[Saved data entries]
** Begin **

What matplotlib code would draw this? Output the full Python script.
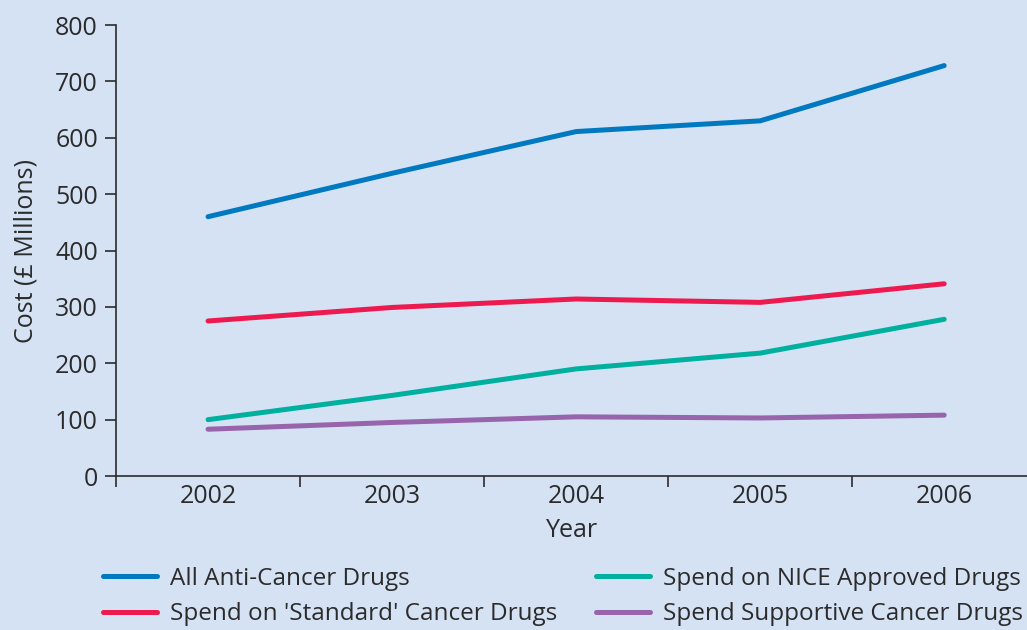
import matplotlib.pyplot as plt

years = [2002, 2003, 2004, 2005, 2006]
all_drugs = [460, 537, 611, 630, 728]
standard = [275, 299, 314, 308, 341]
nice = [100, 143, 190, 218, 278]
supportive = [83, 95, 105, 103, 108]

series = [
    ("All Anti-Cancer Drugs", all_drugs, "#0079c1"),
    ("Spend on 'Standard' Cancer Drugs", standard, "#ec1a4e"),
    ("Spend on NICE Approved Drugs", nice, "#00b09f"),
    ("Spend Supportive Cancer Drugs", supportive, "#9864ab"),
]

bg = "#d4e2f4"
txt = "#2b2b2b"
fs = 18
plt.rcParams['font.family'] = ['Open Sans', 'DejaVu Sans']

fig = plt.figure(figsize=(10.27, 6.3), dpi=100, facecolor=bg)
ax = fig.add_axes([0.113, 0.2444, 0.887, 0.7159], facecolor=bg)

handles = []
for name, vals, col in series:
    h, = ax.plot(years, vals, color=col, lw=3.6, solid_capstyle='round',
                 solid_joinstyle='round', label=name)
    handles.append(h)

ax.set_xlim(2001.5, 2006.45)
ax.set_ylim(0, 800)
ax.set_yticks(range(0, 801, 100))
ax.set_xticks(years)
ax.set_xticks([y - 0.5 for y in years], minor=True)

for s in ['top', 'right']:
    ax.spines[s].set_visible(False)
for s in ['left', 'bottom']:
    ax.spines[s].set_color(txt)
    ax.spines[s].set_linewidth(1.2)

ax.tick_params(axis='y', direction='out', length=8, width=1.2, color=txt,
               labelsize=fs, labelcolor=txt, pad=5)
ax.tick_params(axis='x', which='major', length=0, labelsize=fs,
               labelcolor=txt, pad=6)
ax.tick_params(axis='x', which='minor', direction='out', length=8, width=1.2,
               color=txt)

ax.set_xlabel("Year", fontsize=fs, color=txt, labelpad=6)
ax.set_ylabel("Cost (£ Millions)", fontsize=fs, color=txt, labelpad=12)

# legend: two columns under the plot
lfs = 17.5
fig.legend(handles, [h.get_label() for h in handles], ncol=2, frameon=False,
           loc='upper left', bbox_to_anchor=(103 / 1027, 1 - 567 / 630),
           borderpad=0, borderaxespad=0, fontsize=lfs,
           handlelength=2.22, handletextpad=0.53, columnspacing=1.6,
           labelspacing=0.46, labelcolor=txt)

fig.savefig("out.png", dpi=100, facecolor=bg)
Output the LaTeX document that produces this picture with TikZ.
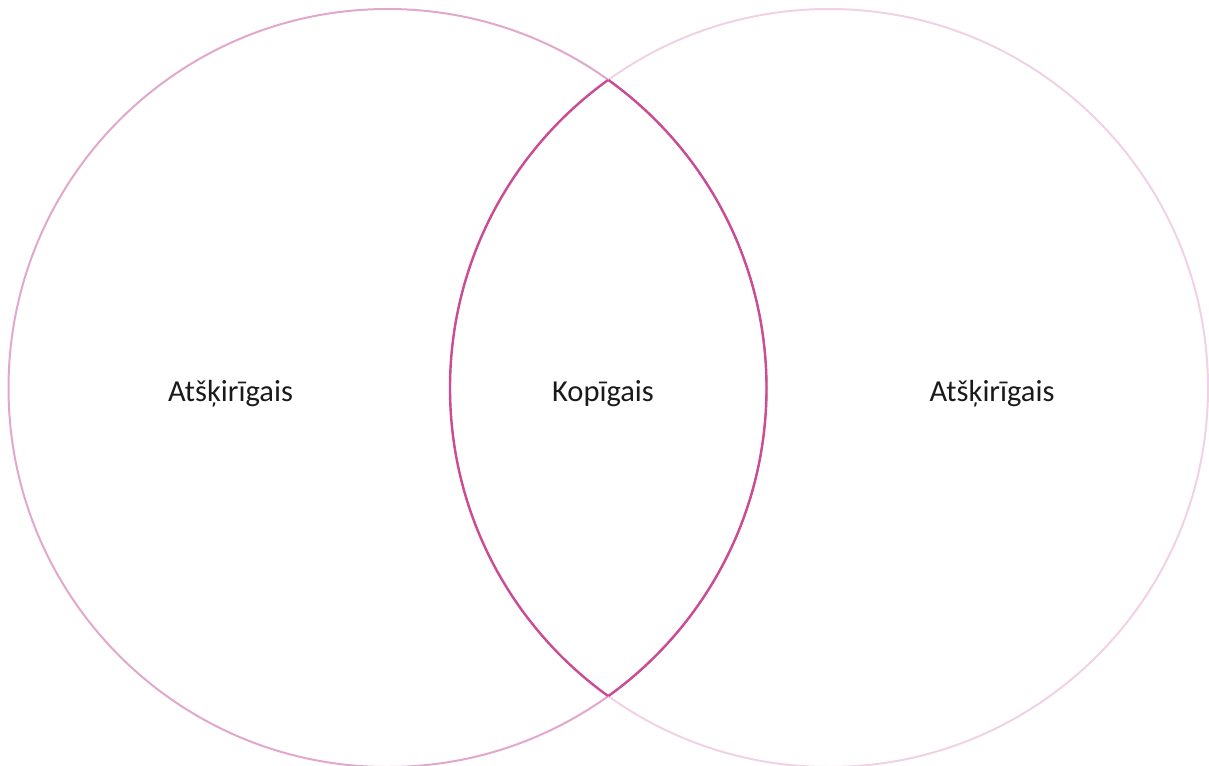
\documentclass[tikz,border=0pt]{standalone}
\usepackage{fontspec}
\setmainfont{Carlito}
\definecolor{leftc}{HTML}{E2A8CC}
\definecolor{rightc}{HTML}{F0D2E4}
\definecolor{lensc}{HTML}{CC4C94}
\definecolor{txt}{HTML}{1A1A1A}
\tikzset{lbl/.style={font=\fontsize{30.5}{34}\selectfont, text=txt, inner sep=0pt}}
\begin{document}
\begin{tikzpicture}[x=1pt,y=-1pt]
\useasboundingbox (0,0) rectangle (1209,765);
\coordinate (cl) at (387.5,388);
\coordinate (cr) at (829,388);
\draw[leftc, line width=2pt] (cl) circle[radius=379];
\draw[rightc, line width=2pt] (cr) circle[radius=379];
\begin{scope}
\clip (cl) circle[radius=379];
\draw[lensc, line width=2.4pt] (cr) circle[radius=379];
\end{scope}
\begin{scope}
\clip (cr) circle[radius=379];
\draw[lensc, line width=2.4pt] (cl) circle[radius=379];
\end{scope}
\node[lbl] (a) at (230.5,393.5) {Atšķirīgais};
\node[lbl] (b) at (603,393.5) {Kopīgais};
\node[lbl] (c) at (992,393.5) {Atšķirīgais};
\end{tikzpicture}
\end{document}
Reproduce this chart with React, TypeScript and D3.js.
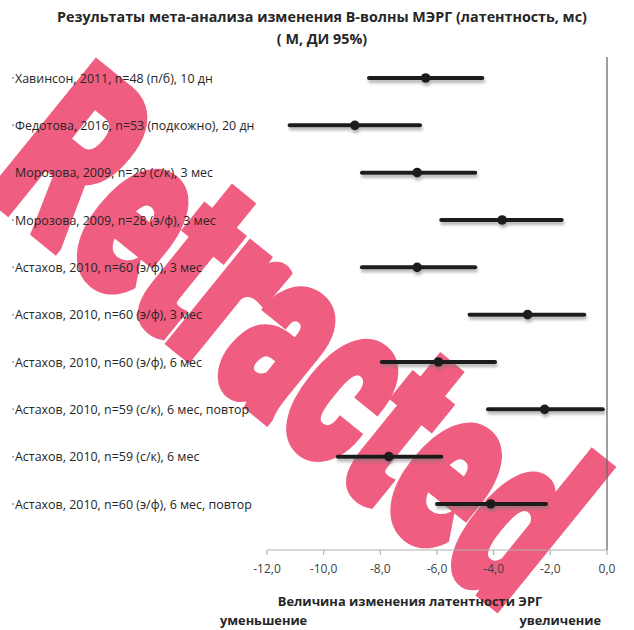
import React from "react";
import * as d3 from "d3";

// Studies (top to bottom), mean change of B-wave latency, ms, and 95% CI bounds
const studies = [
  "Хавинсон, 2011, n=48 (п/б), 10 дн",
  "Федотова, 2016, n=53 (подкожно), 20 дн",
  "Морозова, 2009, n=29 (с/к), 3 мес",
  "Морозова, 2009, n=28 (э/ф), 3 мес",
  "Астахов, 2010, n=60 (э/ф), 3 мес",
  "Астахов, 2010, n=60 (э/ф), 3 мес",
  "Астахов, 2010, n=60 (э/ф), 6 мес",
  "Астахов, 2010, n=59 (с/к), 6 мес, повтор",
  "Астахов, 2010, n=59 (с/к), 6 мес",
  "Астахов, 2010, n=60 (э/ф), 6 мес, повтор",
];
const means = [-6.4, -8.9, -6.7, -3.7, -6.7, -2.8, -5.95, -2.2, -7.7, -4.1];
const lower = [-8.4, -11.2, -8.65, -5.85, -8.65, -4.85, -7.95, -4.2, -9.5, -6.0];
const upper = [-4.4, -6.6, -4.65, -1.6, -4.65, -0.8, -3.95, -0.15, -5.85, -2.15];

const xTicks = [-12, -10, -8, -6, -4, -2, 0];

const titleLines = [
  "Результаты мета-анализа изменения  В-волны МЭРГ (латентность, мс)",
  "( М, ДИ 95%)",
];
const xAxisTitle = "Величина изменения латентности ЭРГ";
const leftNote = "уменьшение";
const rightNote = "увеличение";
const stamp = "Retracted";

const W = 634;
const H = 630;
const font = "'Open Sans', 'Noto Sans', sans-serif";

export default function App() {
  const x = d3.scaleLinear().domain([-12, 0]).range([267, 607]);
  const y = d3
    .scalePoint<number>()
    .domain(d3.range(studies.length))
    .range([78, 504]);
  const axisY = 550;
  const fmt = (v: number) => d3.format(".1f")(v).replace(".", ",").replace("−", "-");

  return (
    <svg
      width={W}
      height={H}
      viewBox={`0 0 ${W} ${H}`}
      style={{ position: "absolute", left: 0, top: 0, background: "#fff" }}
    >
      <defs>
        <filter id="barShadow" x="-10%" y="-200%" width="120%" height="500%">
          <feDropShadow dx="1" dy="3" stdDeviation="1.4" floodColor="#777" floodOpacity="0.55" />
        </filter>
      </defs>

      {/* stamp across the plot */}
      <text
        transform="translate(294,338) rotate(39) scale(0.64,1)"
        textAnchor="middle"
        dominantBaseline="central"
        fontFamily="Roboto, 'DejaVu Sans', sans-serif"
        fontWeight={900}
        fontSize={238}
        fill="#ef5d80"
        stroke="#ef5d80"
        strokeWidth={10}
        strokeLinejoin="miter"
      >
        {stamp}
      </text>

      {/* title */}
      {titleLines.map((t, i) => (
        <text
          key={i}
          x={322}
          y={16 + i * 22}
          textAnchor="middle"
          dominantBaseline="central"
          fontFamily={font}
          fontWeight={700}
          fontSize={14.3}
          fill="#262626"
        >
          {t}
        </text>
      ))}

      {/* zero line */}
      <line x1={x(0)} x2={x(0)} y1={57} y2={axisY} stroke="#6b6b6b" strokeWidth={1.3} />

      {/* x axis */}
      <line x1={x(-12)} x2={x(0)} y1={axisY} y2={axisY} stroke="#b0b0b0" strokeWidth={1.2} />
      {xTicks.map((t) => (
        <g key={t}>
          <line x1={x(t)} x2={x(t)} y1={axisY} y2={axisY + 5} stroke="#b0b0b0" strokeWidth={1.2} />
          <text
            x={x(t)}
            y={axisY + 18}
            textAnchor="middle"
            dominantBaseline="central"
            fontFamily={font}
            fontSize={12}
            fill="#404040"
          >
            {fmt(t)}
          </text>
        </g>
      ))}

      {/* study labels */}
      {studies.map((s, i) => (
        <g key={i}>
          <circle cx={13} cy={y(i)} r={1} fill="#999" />
          <text
            x={15}
            y={y(i)}
            dominantBaseline="central"
            fontFamily={font}
            fontSize={12.45}
            fill="#262626"
          >
            {s}
          </text>
        </g>
      ))}

      {/* confidence intervals and means */}
      {studies.map((_, i) => (
        <g key={i} filter="url(#barShadow)">
          <line
            x1={x(lower[i])}
            x2={x(upper[i])}
            y1={y(i)}
            y2={y(i)}
            stroke="#1c1c1c"
            strokeWidth={4}
            strokeLinecap="round"
          />
          <circle cx={x(means[i])} cy={y(i)} r={4.8} fill="#1c1c1c" />
        </g>
      ))}

      {/* axis captions */}
      <text
        x={410}
        y={601}
        textAnchor="middle"
        dominantBaseline="central"
        fontFamily={font}
        fontWeight={700}
        fontSize={12.9}
        fill="#262626"
      >
        {xAxisTitle}
      </text>
      <text
        x={220}
        y={620}
        dominantBaseline="central"
        fontFamily={font}
        fontWeight={700}
        fontSize={12.8}
        fill="#262626"
      >
        {leftNote}
      </text>
      <text
        x={601}
        y={620}
        textAnchor="end"
        dominantBaseline="central"
        fontFamily={font}
        fontWeight={700}
        fontSize={12.8}
        fill="#262626"
      >
        {rightNote}
      </text>
    </svg>
  );
}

** End **

▶ **Written instruction**
All lines above starting at the one with "Reproduce this chart" and ending at the one with "import * as", inclusive, are to be printed again exactly, with the pictures left out.

▶ **Finished exercise**
Reproduce this chart with React, TypeScript and D3.js.
import React from "react";
import * as d3 from "d3";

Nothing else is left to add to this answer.